= The Broken Amoretti =

Novel by Sudipto Das and Aparajita Dutta

First edition

The Broken Amoretti (ISBN 9789386906830) is a literary novel written by Sudipto Das and Aparajita Dutta. It's the third novel by Sudipto, published by Niyogi Books and formally released at an event in IIT Kharagpur in July 2019.

The novel deals with a number of unconventional and apparently unnatural relationships. It pans across two generations, across two different cultures and societies, while the world awakens and matures to deal with such tabooed relationships in humane ways.

Set against the backdrop of IIT Kharagpur, popularly known as KGP, its surroundings and the "life" that goes around it, the novel delves "deep into the many fascinating and unique aspects of the KGP ethos, culture and traditions. It's the story of an unprecedented pursuit of identities, overcoming societal norms and taboos, and realizing the true essence of relationships that can't be chained by stereotypes".

== Authors ==
The author of three novels, Sudipto is an alumnus of IIT Kharagpur. A columnist, musician, speaker at TEDx events and a successful entrepreneur, having co-founded two startups in the recent past, Sudipto currently serves as the General Secretary of the Sarathi Socio Cultural Trust, which has been successfully involved in various socio-cultural activities in Bangalore for fifteen years. Trained in Western Classical Music, Sudipto is a founding member of the band Kohal, and a composer too.

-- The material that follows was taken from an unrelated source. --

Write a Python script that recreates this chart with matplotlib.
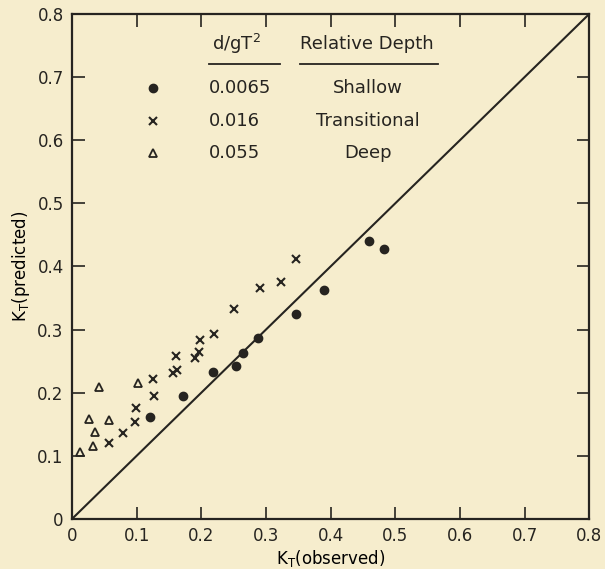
import numpy as np
import matplotlib
matplotlib.use("Agg")
import matplotlib.pyplot as plt

# Shallow (d/gT^2 = 0.0065)
shallow_x = [0.121, 0.172, 0.218, 0.254, 0.265, 0.288, 0.347, 0.390, 0.460, 0.483]
shallow_y = [0.162, 0.194, 0.233, 0.243, 0.263, 0.287, 0.325, 0.363, 0.441, 0.428]

# Transitional (d/gT^2 = 0.016)
trans_x = [0.057, 0.079, 0.098, 0.099, 0.125, 0.127, 0.156, 0.162, 0.161, 0.190,
           0.197, 0.198, 0.219, 0.250, 0.290, 0.324, 0.347]
trans_y = [0.120, 0.136, 0.154, 0.176, 0.221, 0.194, 0.231, 0.236, 0.258, 0.255,
           0.265, 0.284, 0.293, 0.333, 0.366, 0.376, 0.412]

# Deep (d/gT^2 = 0.055)
deep_x = [0.013, 0.027, 0.033, 0.036, 0.042, 0.057, 0.102]
deep_y = [0.106, 0.158, 0.116, 0.138, 0.209, 0.156, 0.216]

legend_vals = ["0.0065", "0.016", "0.055"]
legend_names = ["Shallow", "Transitional", "Deep"]

bg = "#f6edcd"
ink = "#262420"

plt.rcParams.update({
    "font.family": "DejaVu Sans",
    "text.color": ink,
    "axes.edgecolor": ink,
    "xtick.color": ink,
    "ytick.color": ink,
})

fig = plt.figure(figsize=(6.05, 5.69), dpi=100, facecolor=bg)
ax = fig.add_axes([0.119, 0.088, 0.855, 0.8875])
ax.set_facecolor(bg)

ax.plot([0, 0.8], [0, 0.8], color=ink, lw=1.5)

ax.plot(shallow_x, shallow_y, "o", color=ink, ms=6, ls="none")
ax.plot(trans_x, trans_y, "x", color=ink, ms=6, mew=1.5, ls="none")
ax.plot(deep_x, deep_y, "^", mfc="none", mec=ink, ms=6, mew=1.3, ls="none")

ax.set_xlim(0, 0.8)
ax.set_ylim(0, 0.8)
ticks = np.arange(0, 0.81, 0.1)
labels = ["0"] + ["%.1f" % t for t in ticks[1:]]
ax.set_xticks(ticks)
ax.set_xticklabels(labels)
ax.set_yticks(ticks)
ax.set_yticklabels(labels)
ax.tick_params(direction="in", length=9, width=1.2, top=True, right=True,
               labelsize=12, pad=6)
for s in ax.spines.values():
    s.set_linewidth(1.6)

ax.set_xlabel(r"K$_\mathrm{T}$(observed)", fontsize=12, labelpad=2)
ax.set_ylabel(r"K$_\mathrm{T}$(predicted)", fontsize=12, labelpad=4)

# legend table
ax.text(0.217, 0.752, r"d/gT$^2$", fontsize=13, ha="left", va="center")
ax.text(0.352, 0.752, "Relative Depth", fontsize=13, ha="left", va="center")
ax.plot([0.212, 0.322], [0.721, 0.721], color=ink, lw=1.3)
ax.plot([0.352, 0.566], [0.721, 0.721], color=ink, lw=1.3)

rows_y = [0.683, 0.630, 0.579]
ax.plot([0.125], [rows_y[0]], "o", color=ink, ms=6)
ax.plot([0.125], [rows_y[1]], "x", color=ink, ms=6, mew=1.5)
ax.plot([0.125], [rows_y[2]], "^", mfc="none", mec=ink, ms=6, mew=1.3)
for y, v, n in zip(rows_y, legend_vals, legend_names):
    ax.text(0.212, y, v, fontsize=13, ha="left", va="center")
    ax.text(0.458, y, n, fontsize=13, ha="center", va="center")

fig.savefig("out.png", dpi=100, facecolor=bg)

Co-author of The Broken Amoretti and an contributor author of two anthologies, Aparajita is a social activist. An M.Phil in Comparative Literature from Jadavpur University, she is currently pursuing her PhD from Louisiana State University.

== Plot ==
The novel is a retelling, in flashback, of the story of the topsy-turvy life of Parush, and his obsessive love for Bitasta, the daughter of Panchali, a very close friend of his mother. Sairandhri, his mother, vehemently opposes his relationship with Bitasta and forces her to suddenly breakup with him. Subsequently, Parush’s life is on the path of self-destruction.

The story is narrated through the voice of Saoli, who, after a spate of broken relationships and a dysfunctional marriage, has recently returned to India and is trying to come in terms with her sexual inclination and preferences. Set against the backdrop of IIT Kharagpur and a nondescript place called Prembajar, adjoining the IIT campus, the novel is apparently a story of self destructive and unrequited love. But, the undercurrent is the various tabooed and unconventional relationships which have been brushed under the carpet since ages. Both threads run concurrently without upsetting the rhythm of the other, finally revealing many unsettling truths about the main protagonists through a cryptic poem written in dactylic hexameter, the ancient Homeric meter of the Greek mythologies. Incidentally, classical and ancient poetry and meters play important roles in novel, which uses them very efficiently as props. The name "The Broken Amoretti" derives from Spenser's 16th century epic poem Amoretti.

The authors have clarified that the novel, although set against the backdrop of a college, is universal enough to alleviate it from being yet another glossy, candy-floss college romcom story.

=== Chronology ===
Many of the characters in The Broken Amoretti also appear in Sudipto's previous novels, The Ekkos Clan and The Aryabhata Clan. There's an unbroken continuity of the chronology of the various key events across all the three novels, but The Broken Amoretti, like the other two, stands as an independent and complete story. Chronologically, The Broken Amoretti falls in between the timelines of The Ekkos Clan and The Aryabhata Clan.

== Reviews ==

1. "An unusually bold narrative... Almost lyrical in nature," said the Times of India about The Broken Amoretti.
2. "Story of an unprecedented pursuit of identities...," said an official post by IIT Kharagpur.
3. "The Broken Amoretti blends mystery and adventure to break stereotypes and talk about taboo topics," said The Asian Age in a feature.
4. "A quirky, valiant, and goose bumps-raising queer love story," commented Deccan Chronicle.
5. "An intriguing love story... Reflection of relationships today," said Eastern Chronicle.
6. "Captivating tale of highs and lows," said The Statesman.
7. "Romance, romanticisation, mystery, pathos - The Broken Amoretti has it all," observed The New Indian Express in its review.

=== Criticism ===
Few from the queer fraternity have termed the book a failure as a queer novel, "unable to embrace lesbian love and look it in the eye."